* [Set task] Please take the entries below from the first line through the line containing "bbox=dict(fc='white', ec='none', pad=0.5), zorder=5)" and repeat them exactly, leaving out everything after.

***** Input for this task *****

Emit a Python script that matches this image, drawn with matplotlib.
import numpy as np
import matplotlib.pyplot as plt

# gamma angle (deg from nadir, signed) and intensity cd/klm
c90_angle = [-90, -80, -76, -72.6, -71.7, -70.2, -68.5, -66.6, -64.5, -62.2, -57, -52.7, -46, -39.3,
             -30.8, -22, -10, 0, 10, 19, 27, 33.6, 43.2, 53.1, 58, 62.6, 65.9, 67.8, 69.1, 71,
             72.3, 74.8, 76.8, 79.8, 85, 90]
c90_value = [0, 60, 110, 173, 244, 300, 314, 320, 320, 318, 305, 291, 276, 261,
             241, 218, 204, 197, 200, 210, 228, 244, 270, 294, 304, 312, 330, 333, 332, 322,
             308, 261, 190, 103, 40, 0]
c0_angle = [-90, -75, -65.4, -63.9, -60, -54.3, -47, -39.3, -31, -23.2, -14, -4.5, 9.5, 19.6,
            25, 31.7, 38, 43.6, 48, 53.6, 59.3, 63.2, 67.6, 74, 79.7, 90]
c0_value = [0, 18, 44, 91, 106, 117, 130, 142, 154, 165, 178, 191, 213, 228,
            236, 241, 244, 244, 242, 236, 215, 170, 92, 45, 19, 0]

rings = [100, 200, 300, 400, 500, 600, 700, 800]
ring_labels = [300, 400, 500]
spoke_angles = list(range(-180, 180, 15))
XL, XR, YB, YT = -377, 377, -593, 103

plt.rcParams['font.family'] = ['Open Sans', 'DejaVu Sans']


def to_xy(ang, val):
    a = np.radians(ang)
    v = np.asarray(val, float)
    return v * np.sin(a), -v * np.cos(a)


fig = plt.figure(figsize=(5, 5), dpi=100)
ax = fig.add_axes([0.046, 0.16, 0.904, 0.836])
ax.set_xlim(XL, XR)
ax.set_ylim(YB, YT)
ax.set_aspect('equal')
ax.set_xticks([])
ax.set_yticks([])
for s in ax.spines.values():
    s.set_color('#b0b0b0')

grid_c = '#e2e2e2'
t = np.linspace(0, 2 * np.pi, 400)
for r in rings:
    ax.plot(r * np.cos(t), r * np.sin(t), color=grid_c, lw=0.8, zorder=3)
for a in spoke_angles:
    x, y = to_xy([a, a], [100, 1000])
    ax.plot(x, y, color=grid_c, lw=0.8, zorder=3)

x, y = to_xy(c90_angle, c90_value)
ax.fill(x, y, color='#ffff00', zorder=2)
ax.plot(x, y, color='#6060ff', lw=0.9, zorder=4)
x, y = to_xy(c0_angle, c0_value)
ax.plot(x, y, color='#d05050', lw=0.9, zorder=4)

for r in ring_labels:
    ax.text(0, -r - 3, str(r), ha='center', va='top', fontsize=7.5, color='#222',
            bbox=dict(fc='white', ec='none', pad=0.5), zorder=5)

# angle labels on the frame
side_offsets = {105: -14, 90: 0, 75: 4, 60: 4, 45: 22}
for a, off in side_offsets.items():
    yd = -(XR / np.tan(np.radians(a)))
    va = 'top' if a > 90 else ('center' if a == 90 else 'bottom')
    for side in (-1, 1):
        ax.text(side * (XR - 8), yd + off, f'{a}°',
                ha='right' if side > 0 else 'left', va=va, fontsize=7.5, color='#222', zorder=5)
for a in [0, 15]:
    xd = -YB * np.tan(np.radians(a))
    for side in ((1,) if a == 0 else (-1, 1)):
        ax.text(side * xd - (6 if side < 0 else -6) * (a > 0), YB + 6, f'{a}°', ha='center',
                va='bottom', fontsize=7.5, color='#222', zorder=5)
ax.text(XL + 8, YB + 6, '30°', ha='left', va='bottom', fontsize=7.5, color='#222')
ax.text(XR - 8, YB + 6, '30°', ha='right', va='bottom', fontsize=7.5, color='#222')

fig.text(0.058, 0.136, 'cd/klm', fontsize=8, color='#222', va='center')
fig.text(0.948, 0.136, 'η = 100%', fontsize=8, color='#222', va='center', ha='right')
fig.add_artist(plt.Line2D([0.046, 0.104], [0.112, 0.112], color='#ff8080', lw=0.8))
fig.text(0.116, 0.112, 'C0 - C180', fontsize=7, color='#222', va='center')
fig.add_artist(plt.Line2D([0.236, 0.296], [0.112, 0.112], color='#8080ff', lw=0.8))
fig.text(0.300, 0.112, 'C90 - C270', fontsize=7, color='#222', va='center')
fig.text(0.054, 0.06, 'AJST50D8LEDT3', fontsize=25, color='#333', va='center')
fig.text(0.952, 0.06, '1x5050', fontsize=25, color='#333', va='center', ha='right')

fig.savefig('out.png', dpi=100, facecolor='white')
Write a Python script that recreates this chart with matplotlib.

*****

* [Solved exercise]
Emit a Python script that matches this image, drawn with matplotlib.
import numpy as np
import matplotlib.pyplot as plt

# gamma angle (deg from nadir, signed) and intensity cd/klm
c90_angle = [-90, -80, -76, -72.6, -71.7, -70.2, -68.5, -66.6, -64.5, -62.2, -57, -52.7, -46, -39.3,
             -30.8, -22, -10, 0, 10, 19, 27, 33.6, 43.2, 53.1, 58, 62.6, 65.9, 67.8, 69.1, 71,
             72.3, 74.8, 76.8, 79.8, 85, 90]
c90_value = [0, 60, 110, 173, 244, 300, 314, 320, 320, 318, 305, 291, 276, 261,
             241, 218, 204, 197, 200, 210, 228, 244, 270, 294, 304, 312, 330, 333, 332, 322,
             308, 261, 190, 103, 40, 0]
c0_angle = [-90, -75, -65.4, -63.9, -60, -54.3, -47, -39.3, -31, -23.2, -14, -4.5, 9.5, 19.6,
            25, 31.7, 38, 43.6, 48, 53.6, 59.3, 63.2, 67.6, 74, 79.7, 90]
c0_value = [0, 18, 44, 91, 106, 117, 130, 142, 154, 165, 178, 191, 213, 228,
            236, 241, 244, 244, 242, 236, 215, 170, 92, 45, 19, 0]

rings = [100, 200, 300, 400, 500, 600, 700, 800]
ring_labels = [300, 400, 500]
spoke_angles = list(range(-180, 180, 15))
XL, XR, YB, YT = -377, 377, -593, 103

plt.rcParams['font.family'] = ['Open Sans', 'DejaVu Sans']


def to_xy(ang, val):
    a = np.radians(ang)
    v = np.asarray(val, float)
    return v * np.sin(a), -v * np.cos(a)


fig = plt.figure(figsize=(5, 5), dpi=100)
ax = fig.add_axes([0.046, 0.16, 0.904, 0.836])
ax.set_xlim(XL, XR)
ax.set_ylim(YB, YT)
ax.set_aspect('equal')
ax.set_xticks([])
ax.set_yticks([])
for s in ax.spines.values():
    s.set_color('#b0b0b0')

grid_c = '#e2e2e2'
t = np.linspace(0, 2 * np.pi, 400)
for r in rings:
    ax.plot(r * np.cos(t), r * np.sin(t), color=grid_c, lw=0.8, zorder=3)
for a in spoke_angles:
    x, y = to_xy([a, a], [100, 1000])
    ax.plot(x, y, color=grid_c, lw=0.8, zorder=3)

x, y = to_xy(c90_angle, c90_value)
ax.fill(x, y, color='#ffff00', zorder=2)
ax.plot(x, y, color='#6060ff', lw=0.9, zorder=4)
x, y = to_xy(c0_angle, c0_value)
ax.plot(x, y, color='#d05050', lw=0.9, zorder=4)

for r in ring_labels:
    ax.text(0, -r - 3, str(r), ha='center', va='top', fontsize=7.5, color='#222',
            bbox=dict(fc='white', ec='none', pad=0.5), zorder=5)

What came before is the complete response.